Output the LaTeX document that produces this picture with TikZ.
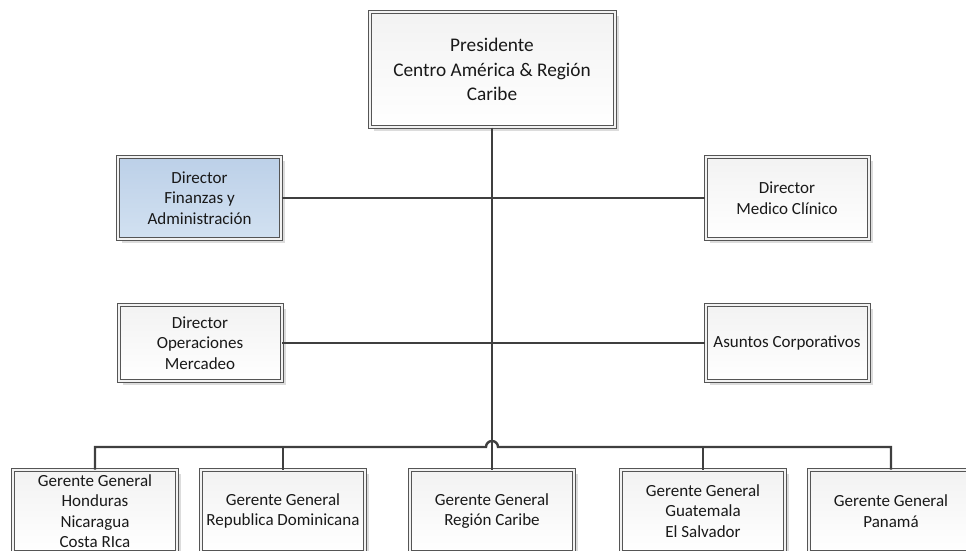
\documentclass[tikz,border=0pt]{standalone}
\usepackage{fontspec}
\setmainfont{Carlito}
\usetikzlibrary{shadows}

\definecolor{boxline}{HTML}{555555}
\definecolor{boxgap}{HTML}{F2F2F2}
\definecolor{wire}{HTML}{3F3F3F}
\definecolor{shade}{HTML}{DCDCDC}
\definecolor{bluetop}{HTML}{BCD0E8}
\definecolor{bluebot}{HTML}{D2E1F1}

\tikzset{
  orgbox/.style={
    rectangle, align=center, inner sep=2pt,
    draw=boxline, line width=1pt, double=boxgap, double distance=2pt,
    top color=black!5, bottom color=white,
    drop shadow={shadow xshift=4pt, shadow yshift=-4pt, fill=shade, opacity=1},
    font=\fontsize{17}{20.5}\selectfont, text=black!90
  },
  topbox/.style={orgbox, minimum width=245pt, minimum height=115pt,
    font=\fontsize{19.3}{24.5}\selectfont},
  sidebox/.style={orgbox, minimum width=163pt, minimum height=82pt},
  midbox/.style={orgbox, minimum width=163pt, minimum height=76pt},
  lowbox/.style={orgbox, minimum width=164pt, minimum height=82pt},
  bluebox/.style={top color=bluetop, bottom color=bluebot},
  link/.style={draw=wire, line width=2.4pt},
  spine/.style={draw=wire, line width=2.1pt}
}

\begin{document}
\begin{tikzpicture}[x=1pt, y=-1pt]
  \useasboundingbox (0,0) rectangle (966,550);

  % top of the chart
  \node[topbox] (pres) at (492,69.5) {Presidente\\Centro América \& Región\\Caribe};

  % staff directors
  \node[sidebox, bluebox] (dfa) at (199.5,198) {Director\\Finanzas y\\Administración};
  \node[sidebox] (dmc) at (787,198) {Director\\Medico Clínico};
  \node[midbox] (dop) at (200,343) {Director\\Operaciones\\Mercadeo};
  \node[midbox] (dac) at (787,343) {Asuntos Corporativos};

  % country managers
  \node[lowbox] (gg1) at (95,511) {Gerente General\\Honduras\\Nicaragua\\Costa RIca};
  \node[lowbox] (gg2) at (283,511) {Gerente General\\Republica Dominicana};
  \node[lowbox] (gg3) at (492,511) {Gerente General\\Región Caribe};
  \node[lowbox] (gg4) at (703,511) {Gerente General\\Guatemala\\El Salvador};
  \node[lowbox] (gg5) at (891,511) {Gerente General\\Panamá};

  \coordinate (bus) at (492,447);

  % connectors
  \draw[link] (dfa.east) -- (dmc.west);
  \draw[link] (dop.east) -- (dac.west);
  \draw[link] (gg1.north) |- ([xshift=-6pt]bus)
        arc[start angle=180, end angle=0, radius=6pt] -| (gg5.north);
  \draw[link] (gg2.north) -- (gg2.north |- bus);
  \draw[link] (gg4.north) -- (gg4.north |- bus);
  \draw[spine] (pres.south) -- (gg3.north);
\end{tikzpicture}
\end{document}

★ ★ ★ ★ ★

Pictures are excluded; output everything else in the data verbatim.

● FULL SOLUTION
Output the LaTeX document that produces this picture with TikZ.
\documentclass[tikz,border=0pt]{standalone}
\usepackage{fontspec}
\setmainfont{Carlito}
\usetikzlibrary{shadows}

\definecolor{boxline}{HTML}{555555}
\definecolor{boxgap}{HTML}{F2F2F2}
\definecolor{wire}{HTML}{3F3F3F}
\definecolor{shade}{HTML}{DCDCDC}
\definecolor{bluetop}{HTML}{BCD0E8}
\definecolor{bluebot}{HTML}{D2E1F1}

\tikzset{
  orgbox/.style={
    rectangle, align=center, inner sep=2pt,
    draw=boxline, line width=1pt, double=boxgap, double distance=2pt,
    top color=black!5, bottom color=white,
    drop shadow={shadow xshift=4pt, shadow yshift=-4pt, fill=shade, opacity=1},
    font=\fontsize{17}{20.5}\selectfont, text=black!90
  },
  topbox/.style={orgbox, minimum width=245pt, minimum height=115pt,
    font=\fontsize{19.3}{24.5}\selectfont},
  sidebox/.style={orgbox, minimum width=163pt, minimum height=82pt},
  midbox/.style={orgbox, minimum width=163pt, minimum height=76pt},
  lowbox/.style={orgbox, minimum width=164pt, minimum height=82pt},
  bluebox/.style={top color=bluetop, bottom color=bluebot},
  link/.style={draw=wire, line width=2.4pt},
  spine/.style={draw=wire, line width=2.1pt}
}

\begin{document}
\begin{tikzpicture}[x=1pt, y=-1pt]
  \useasboundingbox (0,0) rectangle (966,550);

  % top of the chart
  \node[topbox] (pres) at (492,69.5) {Presidente\\Centro América \& Región\\Caribe};

  % staff directors
  \node[sidebox, bluebox] (dfa) at (199.5,198) {Director\\Finanzas y\\Administración};
  \node[sidebox] (dmc) at (787,198) {Director\\Medico Clínico};
  \node[midbox] (dop) at (200,343) {Director\\Operaciones\\Mercadeo};
  \node[midbox] (dac) at (787,343) {Asuntos Corporativos};

  % country managers
  \node[lowbox] (gg1) at (95,511) {Gerente General\\Honduras\\Nicaragua\\Costa RIca};
  \node[lowbox] (gg2) at (283,511) {Gerente General\\Republica Dominicana};
  \node[lowbox] (gg3) at (492,511) {Gerente General\\Región Caribe};
  \node[lowbox] (gg4) at (703,511) {Gerente General\\Guatemala\\El Salvador};
  \node[lowbox] (gg5) at (891,511) {Gerente General\\Panamá};

  \coordinate (bus) at (492,447);

  % connectors
  \draw[link] (dfa.east) -- (dmc.west);
  \draw[link] (dop.east) -- (dac.west);
  \draw[link] (gg1.north) |- ([xshift=-6pt]bus)
        arc[start angle=180, end angle=0, radius=6pt] -| (gg5.north);
  \draw[link] (gg2.north) -- (gg2.north |- bus);
  \draw[link] (gg4.north) -- (gg4.north |- bus);
  \draw[spine] (pres.south) -- (gg3.north);
\end{tikzpicture}
\end{document}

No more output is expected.